The data on Thursday showed industrial profits declined 1.8 percent in November from a year earlier, the first negative reading since December 2015 and a steep fall from 3.6 percent growth in October. Goldman Sachs estimated that profits fell even more sharply on a seasonally adjusted basis, down from 7.2 percent from October. Analysts said the profit slowdown partly reflected businesses pulling back on investment in anticipation of the weaker domestic and external demand.
“We have already witnessed a sharp pullback of upstream manufacturing capex,” wrote Charles Yue Yuan, an economist at China International Capital Corporation. He added that slower credit growth resulting from China’s debt-cutting campaign has caused low inflation, leading to weak nominal profit growth at industrial groups. “This trend (of slow credit growth), if left unadjusted, will probably result in further deterioration of corporate profitability and economic fundamentals,” he wrote.
The release of the official data came as China’s internet regulator announced tighter controls on financial information providers who, the regulator warned, could disrupt market stability by publishing sensitive material. The government has already tightened censorship of negative economic information from news outlets, think-tanks and sellside research analysts. The latest rules from the Cyberspace Administration of China target financial information and database providers, consultancies and stock exchanges.

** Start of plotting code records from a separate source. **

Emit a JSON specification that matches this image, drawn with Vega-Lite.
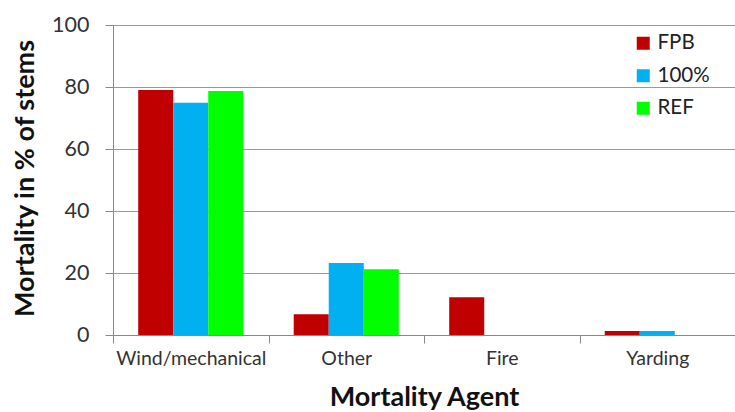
{
  "$schema": "https://vega.github.io/schema/vega-lite/v6.json",
  "width": 622,
  "height": 310,
  "autosize": {"type": "none"},
  "padding": {"left": 113, "top": 25, "right": 0, "bottom": 77},
  "background": "white",
  "config": {"font": "Lato", "view": {"stroke": null}},
  "data": {
    "values": [
      {"agent": "Wind/mechanical", "series": "FPB", "value": 79.0},
      {"agent": "Wind/mechanical", "series": "100%", "value": 74.9},
      {"agent": "Wind/mechanical", "series": "REF", "value": 78.7},
      {"agent": "Other", "series": "FPB", "value": 6.7},
      {"agent": "Other", "series": "100%", "value": 23.2},
      {"agent": "Other", "series": "REF", "value": 21.2},
      {"agent": "Fire", "series": "FPB", "value": 12.2},
      {"agent": "Fire", "series": "100%", "value": 0},
      {"agent": "Fire", "series": "REF", "value": 0},
      {"agent": "Yarding", "series": "FPB", "value": 1.3},
      {"agent": "Yarding", "series": "100%", "value": 1.3},
      {"agent": "Yarding", "series": "REF", "value": 0}
    ]
  },
  "mark": {"type": "bar"},
  "encoding": {
    "x": {
      "field": "agent",
      "type": "nominal",
      "sort": ["Wind/mechanical", "Other", "Fire", "Yarding"],
      "scale": {"paddingInner": 0, "paddingOuter": 0},
      "axis": {
        "title": "Mortality Agent",
        "labelAngle": 0,
        "tickBand": "extent",
        "grid": false,
        "domainColor": "#888",
        "tickColor": "#888",
        "tickSize": 8,
        "labelFontSize": 19.5,
        "labelColor": "#333",
        "labelPadding": 6,
        "titleFontSize": 27,
        "titleFontWeight": "bold",
        "titleColor": "#111",
        "titleY": 70,
        "titleBaseline": "alphabetic"
      }
    },
    "xOffset": {
      "field": "series",
      "sort": ["FPB", "100%", "REF"],
      "scale": {"paddingInner": 0, "paddingOuter": 0.72}
    },
    "y": {
      "field": "value",
      "type": "quantitative",
      "scale": {"domain": [0, 100]},
      "axis": {
        "values": [0, 20, 40, 60, 80, 100],
        "title": "Mortality in % of stems",
        "grid": true,
        "gridColor": "#999",
        "domainColor": "#888",
        "tickColor": "#888",
        "tickSize": 8,
        "labelFontSize": 21.5,
        "labelColor": "#333",
        "labelPadding": 16,
        "titleFontSize": 27,
        "titleFontWeight": "bold",
        "titleColor": "#111",
        "titleX": -88,
        "titleY": 153,
        "titleAlign": "center",
        "titleBaseline": "middle"
      }
    },
    "color": {
      "field": "series",
      "type": "nominal",
      "sort": ["FPB", "100%", "REF"],
      "scale": {"domain": ["FPB", "100%", "REF"], "range": ["#C00000", "#00B0F0", "#00FF00"]},
      "legend": {
        "orient": "none",
        "legendX": 520,
        "legendY": 8,
        "title": null,
        "padding": 0,
        "symbolType": "square",
        "symbolSize": 169,
        "symbolStrokeWidth": 0,
        "labelFontSize": 20.5,
        "labelColor": "#222",
        "rowPadding": 11.5,
        "labelOffset": 4
      }
    }
  }
}
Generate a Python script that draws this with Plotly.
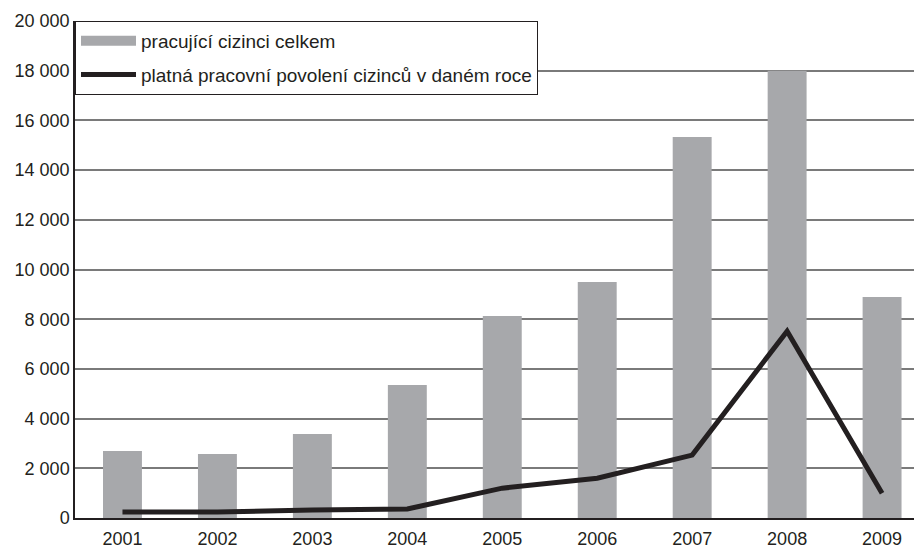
import plotly.graph_objects as go

years = ["2001", "2002", "2003", "2004", "2005", "2006", "2007", "2008", "2009"]
foreigners_total = [2700, 2580, 3380, 5350, 8130, 9500, 15330, 18000, 8890]
work_permits = [240, 240, 320, 360, 1200, 1600, 2530, 7520, 1000]
y_ticks = [0, 2000, 4000, 6000, 8000, 10000, 12000, 14000, 16000, 18000, 20000]
y_tick_labels = [f"{v:,}".replace(",", " ") for v in y_ticks]

name_bars = "pracující cizinci celkem"
name_line = "platná pracovní povolení cizinců v daném roce"

bar_color = "#a7a8ab"
line_color = "#231f20"

fig = go.Figure()
fig.add_trace(go.Bar(
    x=years, y=foreigners_total, name=name_bars,
    marker=dict(color=bar_color, line=dict(width=0)),
    width=0.41, showlegend=False,
))
# legend swatch for the bars (wide rectangle like the reference)
fig.add_trace(go.Scatter(
    x=[None], y=[None], mode="lines", name=name_bars,
    line=dict(color=bar_color, width=16), legendgroup="a",
))
fig.add_trace(go.Scatter(
    x=years, y=work_permits, mode="lines", name=name_line,
    line=dict(color=line_color, width=5), legendgroup="b",
))

# page body has an 8px margin, so the figure is sized/offset to compensate
fig.update_layout(
    width=914, height=543,
    margin=dict(l=67, r=1, t=13, b=33),
    paper_bgcolor="white", plot_bgcolor="white",
    font=dict(family="Liberation Sans, Arial, sans-serif", size=18, color="#231f20"),
    showlegend=True,
    legend=dict(
        x=0, y=1, xanchor="left", yanchor="top",
        bgcolor="white", bordercolor="#231f20", borderwidth=1,
        font=dict(size=19), itemwidth=55,
        traceorder="grouped", tracegroupgap=6,
    ),
    xaxis=dict(
        type="category", range=[-0.5, 8.41],
        showline=True, linecolor="#231f20", linewidth=1.5,
        ticks="", showgrid=False, tickfont=dict(size=18),
        ticklabelstandoff=4, automargin=False,
    ),
    yaxis=dict(
        range=[0, 20000], tickvals=y_ticks, ticktext=y_tick_labels,
        showline=True, linecolor="#231f20", linewidth=1.5,
        showgrid=True, gridcolor="#7a7a7a", gridwidth=1.5,
        ticks="", ticklen=0, tickfont=dict(size=18), zeroline=False,
        automargin=False,
    ),
)

fig.write_html("out.html")
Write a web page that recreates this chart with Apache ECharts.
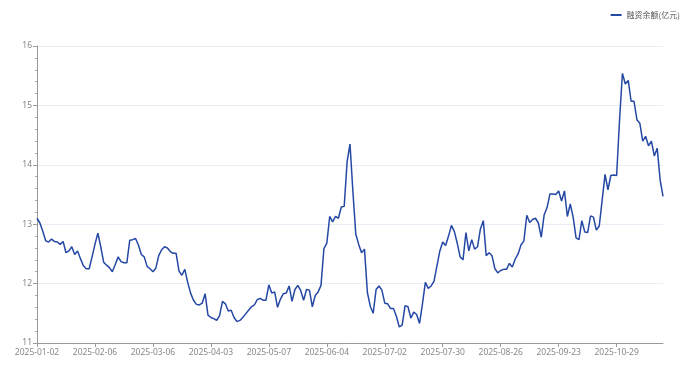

“Some institutions fail to check information strictly, hype up financial risk, publish sensitive market information, distort financial regulatory policy, and seriously affect economic and financial stability, requiring urgent disciplinary action,” the agency said in a statement. While China’s propaganda authorities have long maintained strict control of print, broadcast and online news media, financial information and database providers have operated in a regulatory grey zone.